**The problem**
Write the entries below out again exactly; any picture in them stays out.

**Input material**
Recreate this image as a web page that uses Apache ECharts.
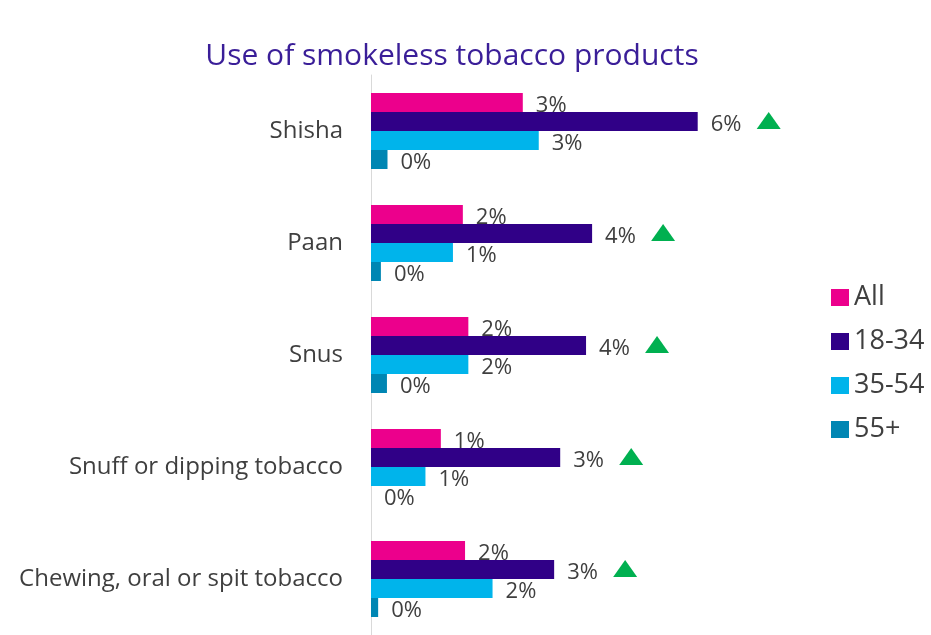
<!DOCTYPE html>
<html>
<head>
<meta charset="utf-8">
<script src="https://cdn.jsdelivr.net/npm/echarts@6/dist/echarts.min.js"></script>
<style>
  html, body { margin: 0; padding: 0; background: #ffffff; }
  #chart { width: 931px; height: 635px; }
</style>
</head>
<body>
<div id="chart"></div>
<script>
// Products, top to bottom
const categories = ['Shisha', 'Paan', 'Snus', 'Snuff or dipping tobacco', 'Chewing, oral or spit tobacco'];

// Share using each product (%), by age group
const valuesAll = [2.76, 1.67, 1.77, 1.27, 1.71];
const values1834 = [5.94, 4.02, 3.91, 3.44, 3.33];
const values3554 = [3.05, 1.49, 1.77, 0.99, 2.21];
const values55 = [0.30, 0.18, 0.29, 0, 0.13];

// 18-34 significantly higher than the total
const higher1834 = [true, true, true, true, true];

const seriesNames = ['All', '18-34', '35-54', '55+'];
const seriesColors = ['#EC008C', '#300087', '#00B4EB', '#0086B3'];

const FONT = '"Open Sans", sans-serif';
const TEXT = '#3F3F3F';

const chart = echarts.init(document.getElementById('chart'), null, { renderer: 'canvas' });

const labelStyle = {
  show: true,
  position: 'right',
  distance: 13,
  offset: [0, 3],
  fontFamily: FONT,
  fontSize: 22,
  color: TEXT,
  formatter: p => Math.round(p.value) + '%'
};

function barSeries(name, data, color, extra) {
  return Object.assign({
    name: name,
    type: 'bar',
    data: data,
    barWidth: 19,
    barGap: '0%',
    itemStyle: { color: color },
    label: labelStyle,
    emphasis: { disabled: true }
  }, extra || {});
}

const arrows = categories
  .map((c, i) => higher1834[i] ? { coord: [values1834[i], c] } : null)
  .filter(d => d);

chart.setOption({
  animation: false,
  title: {
    text: 'Use of smokeless tobacco products',
    left: 447,
    textAlign: 'center',
    top: 36,
    textStyle: { fontFamily: FONT, fontSize: 30, fontWeight: 'normal', color: '#3A1E98' }
  },
  legend: {
    orient: 'vertical',
    left: 826,
    top: 279,
    itemWidth: 18,
    itemHeight: 17,
    itemGap: 17,
    icon: 'rect',
    textStyle: { fontFamily: FONT, fontSize: 27, color: TEXT, padding: [0, 0, 0, 0] },
    data: seriesNames
  },
  grid: { left: 371, right: 10, top: 75, bottom: -5, containLabel: false },
  xAxis: { type: 'value', min: 0, max: 10, show: false },
  yAxis: {
    type: 'category',
    data: categories,
    inverse: true,
    axisLine: { show: true, lineStyle: { color: '#D9D9D9', width: 1 } },
    axisTick: { show: false },
    axisLabel: { margin: 28, fontFamily: FONT, fontSize: 24, color: TEXT }
  },
  series: [
    barSeries(seriesNames[0], valuesAll, seriesColors[0]),
    barSeries(seriesNames[1], values1834, seriesColors[1], {
      markPoint: {
        symbol: 'triangle',
        symbolSize: [24, 17],
        symbolOffset: [71, -1],
        itemStyle: { color: '#00B050' },
        label: { show: false },
        data: arrows
      }
    }),
    barSeries(seriesNames[2], values3554, seriesColors[2]),
    barSeries(seriesNames[3], values55, seriesColors[3])
  ]
});
</script>
</body>
</html>
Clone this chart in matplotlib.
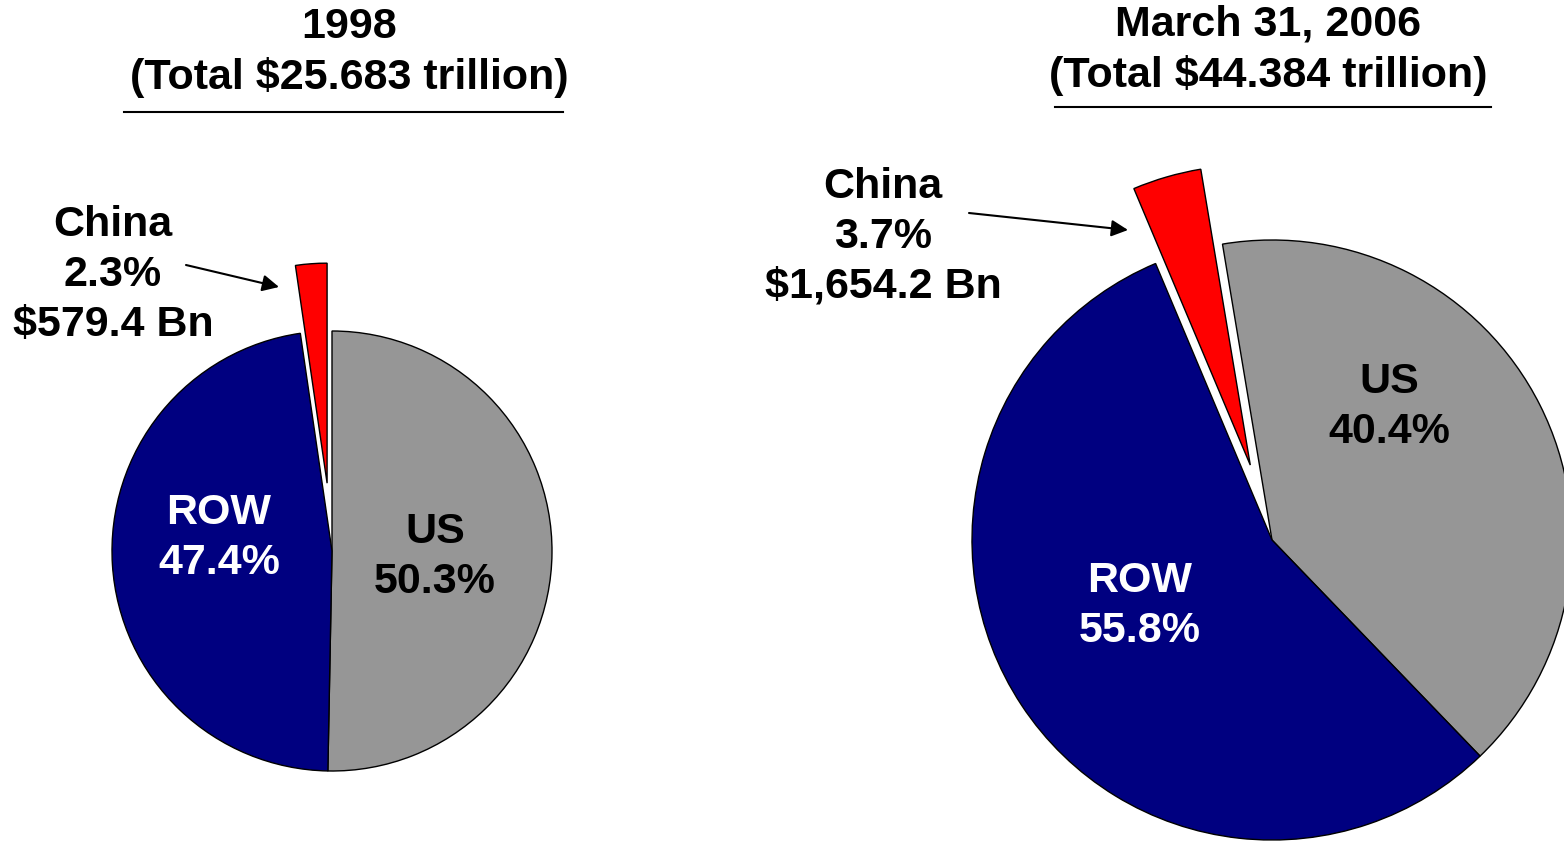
import matplotlib.pyplot as plt

# share of world equity market cap (%)
regions = ['US', 'ROW', 'China']
share_1998 = [50.3, 47.4, 2.3]
share_2006 = [40.4, 55.8, 3.7]
china_bn_1998 = 579.4
china_bn_2006 = 1654.2
total_1998 = 25.683
total_2006 = 44.384

colors = ['#969696', '#000080', '#ff0000']
txt_colors = ['black', 'white']

W, H = 1564, 843


def yy(ypix):
    # picture rows -> data y (axis points up)
    return H - ypix


fig = plt.figure(figsize=(W / 100, H / 100), dpi=100)
ax = fig.add_axes([0, 0, 1, 1])

font = dict(family='Liberation Sans', weight='bold', fontsize=31, linespacing=1.32)

# left pie - 1998
ax.pie(share_1998, colors=colors, startangle=90, counterclock=False,
       center=(332, yy(551)), radius=220, explode=[0, 0, 68],
       wedgeprops=dict(edgecolor='black', linewidth=1))

# right pie - March 2006
ax.pie(share_2006, colors=colors, startangle=99.5, counterclock=False,
       center=(1272, yy(540)), radius=300, explode=[0, 0, 78],
       wedgeprops=dict(edgecolor='black', linewidth=1))

# pie() sets its own limits, so set the pixel frame afterwards
ax.set_xlim(0, W)
ax.set_ylim(0, H)
ax.set_aspect('equal')
ax.axis('off')

# titles with underline
ax.text(349, yy(52.5), '1998\n(Total $%.3f trillion)' % total_1998,
        ha='center', va='center', **font)
ax.plot([124, 563], [yy(112), yy(112)], color='black', lw=1.5)
ax.text(1268, yy(50), 'March 31, 2006\n(Total $%.3f trillion)' % total_2006,
        ha='center', va='center', **font)
ax.plot([1055, 1491], [yy(107), yy(107)], color='black', lw=1.5)

# wedge labels
ax.text(435, yy(557), '%s\n%.1f%%' % (regions[0], share_1998[0]),
        ha='center', va='center', color=txt_colors[0], **font)
ax.text(219, yy(538), '%s\n%.1f%%' % (regions[1], share_1998[1]),
        ha='center', va='center', color=txt_colors[1], **font)
ax.text(1389, yy(407), '%s\n%.1f%%' % (regions[0], share_2006[0]),
        ha='center', va='center', color=txt_colors[0], **font)
ax.text(1140, yy(606), '%s\n%.1f%%' % (regions[1], share_2006[1]),
        ha='center', va='center', color=txt_colors[1], **font)

# China call-outs
ax.text(113, yy(275), '%s\n%.1f%%\n$%.1f Bn' % (regions[2], share_1998[2], china_bn_1998),
        ha='center', va='center', **font)
ax.annotate('', xy=(279, yy(287)), xytext=(186, yy(265)),
            arrowprops=dict(arrowstyle='-|>', color='black', lw=1.5,
                            mutation_scale=25, shrinkA=0, shrinkB=0))
ax.text(883, yy(237), '%s\n%.1f%%\n$%s Bn' % (regions[2], share_2006[2], '{:,.1f}'.format(china_bn_2006)),
        ha='center', va='center', **font)
ax.annotate('', xy=(1128, yy(230)), xytext=(969, yy(213)),
            arrowprops=dict(arrowstyle='-|>', color='black', lw=1.5,
                            mutation_scale=25, shrinkA=0, shrinkB=0))

plt.savefig('out.png', dpi=100)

**Response below**
Recreate this image as a web page that uses Apache ECharts.
<!DOCTYPE html>
<html>
<head>
<meta charset="utf-8">
<script src="https://cdn.jsdelivr.net/npm/echarts@6/dist/echarts.min.js"></script>
<style>
  html, body { margin: 0; padding: 0; background: #ffffff; }
  #chart { width: 931px; height: 635px; }
</style>
</head>
<body>
<div id="chart"></div>
<script>
// Products, top to bottom
const categories = ['Shisha', 'Paan', 'Snus', 'Snuff or dipping tobacco', 'Chewing, oral or spit tobacco'];

// Share using each product (%), by age group
const valuesAll = [2.76, 1.67, 1.77, 1.27, 1.71];
const values1834 = [5.94, 4.02, 3.91, 3.44, 3.33];
const values3554 = [3.05, 1.49, 1.77, 0.99, 2.21];
const values55 = [0.30, 0.18, 0.29, 0, 0.13];

// 18-34 significantly higher than the total
const higher1834 = [true, true, true, true, true];

const seriesNames = ['All', '18-34', '35-54', '55+'];
const seriesColors = ['#EC008C', '#300087', '#00B4EB', '#0086B3'];

const FONT = '"Open Sans", sans-serif';
const TEXT = '#3F3F3F';

const chart = echarts.init(document.getElementById('chart'), null, { renderer: 'canvas' });

const labelStyle = {
  show: true,
  position: 'right',
  distance: 13,
  offset: [0, 3],
  fontFamily: FONT,
  fontSize: 22,
  color: TEXT,
  formatter: p => Math.round(p.value) + '%'
};

function barSeries(name, data, color, extra) {
  return Object.assign({
    name: name,
    type: 'bar',
    data: data,
    barWidth: 19,
    barGap: '0%',
    itemStyle: { color: color },
    label: labelStyle,
    emphasis: { disabled: true }
  }, extra || {});
}

const arrows = categories
  .map((c, i) => higher1834[i] ? { coord: [values1834[i], c] } : null)
  .filter(d => d);

chart.setOption({
  animation: false,
  title: {
    text: 'Use of smokeless tobacco products',
    left: 447,
    textAlign: 'center',
    top: 36,
    textStyle: { fontFamily: FONT, fontSize: 30, fontWeight: 'normal', color: '#3A1E98' }
  },
  legend: {
    orient: 'vertical',
    left: 826,
    top: 279,
    itemWidth: 18,
    itemHeight: 17,
    itemGap: 17,
    icon: 'rect',
    textStyle: { fontFamily: FONT, fontSize: 27, color: TEXT, padding: [0, 0, 0, 0] },
    data: seriesNames
  },
  grid: { left: 371, right: 10, top: 75, bottom: -5, containLabel: false },
  xAxis: { type: 'value', min: 0, max: 10, show: false },
  yAxis: {
    type: 'category',
    data: categories,
    inverse: true,
    axisLine: { show: true, lineStyle: { color: '#D9D9D9', width: 1 } },
    axisTick: { show: false },
    axisLabel: { margin: 28, fontFamily: FONT, fontSize: 24, color: TEXT }
  },
  series: [
    barSeries(seriesNames[0], valuesAll, seriesColors[0]),
    barSeries(seriesNames[1], values1834, seriesColors[1], {
      markPoint: {
        symbol: 'triangle',
        symbolSize: [24, 17],
        symbolOffset: [71, -1],
        itemStyle: { color: '#00B050' },
        label: { show: false },
        data: arrows
      }
    }),
    barSeries(seriesNames[2], values3554, seriesColors[2]),
    barSeries(seriesNames[3], values55, seriesColors[3])
  ]
});
</script>
</body>
</html>
Clone this chart in matplotlib.
import matplotlib.pyplot as plt

# share of world equity market cap (%)
regions = ['US', 'ROW', 'China']
share_1998 = [50.3, 47.4, 2.3]
share_2006 = [40.4, 55.8, 3.7]
china_bn_1998 = 579.4
china_bn_2006 = 1654.2
total_1998 = 25.683
total_2006 = 44.384

colors = ['#969696', '#000080', '#ff0000']
txt_colors = ['black', 'white']

W, H = 1564, 843


def yy(ypix):
    # picture rows -> data y (axis points up)
    return H - ypix


fig = plt.figure(figsize=(W / 100, H / 100), dpi=100)
ax = fig.add_axes([0, 0, 1, 1])

font = dict(family='Liberation Sans', weight='bold', fontsize=31, linespacing=1.32)

# left pie - 1998
ax.pie(share_1998, colors=colors, startangle=90, counterclock=False,
       center=(332, yy(551)), radius=220, explode=[0, 0, 68],
       wedgeprops=dict(edgecolor='black', linewidth=1))

# right pie - March 2006
ax.pie(share_2006, colors=colors, startangle=99.5, counterclock=False,
       center=(1272, yy(540)), radius=300, explode=[0, 0, 78],
       wedgeprops=dict(edgecolor='black', linewidth=1))

# pie() sets its own limits, so set the pixel frame afterwards
ax.set_xlim(0, W)
ax.set_ylim(0, H)
ax.set_aspect('equal')
ax.axis('off')

# titles with underline
ax.text(349, yy(52.5), '1998\n(Total $%.3f trillion)' % total_1998,
        ha='center', va='center', **font)
ax.plot([124, 563], [yy(112), yy(112)], color='black', lw=1.5)
ax.text(1268, yy(50), 'March 31, 2006\n(Total $%.3f trillion)' % total_2006,
        ha='center', va='center', **font)
ax.plot([1055, 1491], [yy(107), yy(107)], color='black', lw=1.5)

# wedge labels
ax.text(435, yy(557), '%s\n%.1f%%' % (regions[0], share_1998[0]),
        ha='center', va='center', color=txt_colors[0], **font)
ax.text(219, yy(538), '%s\n%.1f%%' % (regions[1], share_1998[1]),
        ha='center', va='center', color=txt_colors[1], **font)
ax.text(1389, yy(407), '%s\n%.1f%%' % (regions[0], share_2006[0]),
        ha='center', va='center', color=txt_colors[0], **font)
ax.text(1140, yy(606), '%s\n%.1f%%' % (regions[1], share_2006[1]),
        ha='center', va='center', color=txt_colors[1], **font)

# China call-outs
ax.text(113, yy(275), '%s\n%.1f%%\n$%.1f Bn' % (regions[2], share_1998[2], china_bn_1998),
        ha='center', va='center', **font)
ax.annotate('', xy=(279, yy(287)), xytext=(186, yy(265)),
            arrowprops=dict(arrowstyle='-|>', color='black', lw=1.5,
                            mutation_scale=25, shrinkA=0, shrinkB=0))
ax.text(883, yy(237), '%s\n%.1f%%\n$%s Bn' % (regions[2], share_2006[2], '{:,.1f}'.format(china_bn_2006)),
        ha='center', va='center', **font)
ax.annotate('', xy=(1128, yy(230)), xytext=(969, yy(213)),
            arrowprops=dict(arrowstyle='-|>', color='black', lw=1.5,
                            mutation_scale=25, shrinkA=0, shrinkB=0))

plt.savefig('out.png', dpi=100)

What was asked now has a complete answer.